Но случилось так, что именно группа автралопитековых попала в экстремальную ситуацию, которая побудила их к производству и регулярному использованию «видоизменённых природных предметов»…
Целенаправленно изменять форму предметов умели уже поздние австралопитеки [Semaw et al. 2003]. Но самые первые бесспорно искусственные орудия археологи обнаружили в Олдовайском ущелье на территории Танзании; их возраст оценивается в 2-2.5 млн. лет. Это продолговатые куски гальки, которым несколькими (от пяти до десяти) прицельными ударами придана заострённая форма. Такие галечные отщепы, или чопперы, считаются материальными памятниками древнейшей из ископаемых культур каменного века – Олдовайской культуры. Её создателя назвали Homo habilis – Человек умелый, или просто хабилис.

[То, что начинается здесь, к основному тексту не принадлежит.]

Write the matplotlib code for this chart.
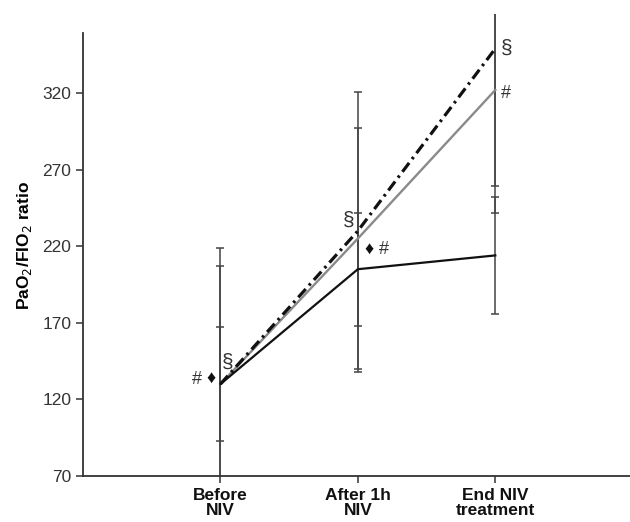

Пока не совсем ясно, насколько хабилисы анатомически отличались от обычных грациальных австралопитеков. Большинство исследователей считают, что их мозг превысил по объёму мозг поздних австралопитеков (соответственно 500-800 см3 и 380-450 см3) [Зубов 2004; Дробышевский 2007]. Во всяком случае, по сложности поведения и интеллектуальным способностям эти существа совершили грандиозный отрыв от своих ближайших родственников и стали первыми представителями биологического рода Homo.
Для чего же использовались первые искусственные орудия? Вероятно, хабилисы не занимались систематической охотой, хотя по костным останкам удалось определить, что мясо составляло определённую долю в их рационе. В основном они питались остатками добычи, недоеденной крупными хищниками. Есть даже предположение, что эти сверхинтеллектуальные стервятники вступали с хищниками в своеобразный межвидовой симбиоз, помогая им выслеживать добычу (см. §1.1.2.2). При помощи же чопперов соскабливали с костей остатки мяса и добывали костный мозг [Christian 2004].
Но нет сомнений в том, что остроконечные орудия служили также и оружием. Еще в XIX веке классик антропологии Э. Тейлор подчеркивал, что на протяжении палеолита одни и те же орудия применялись «как для того, чтобы дробить черепа и кокосовые орехи, так и для того, чтобы рубить ветки деревьев и человеческие тела» [Тэйлор 1939, с.94].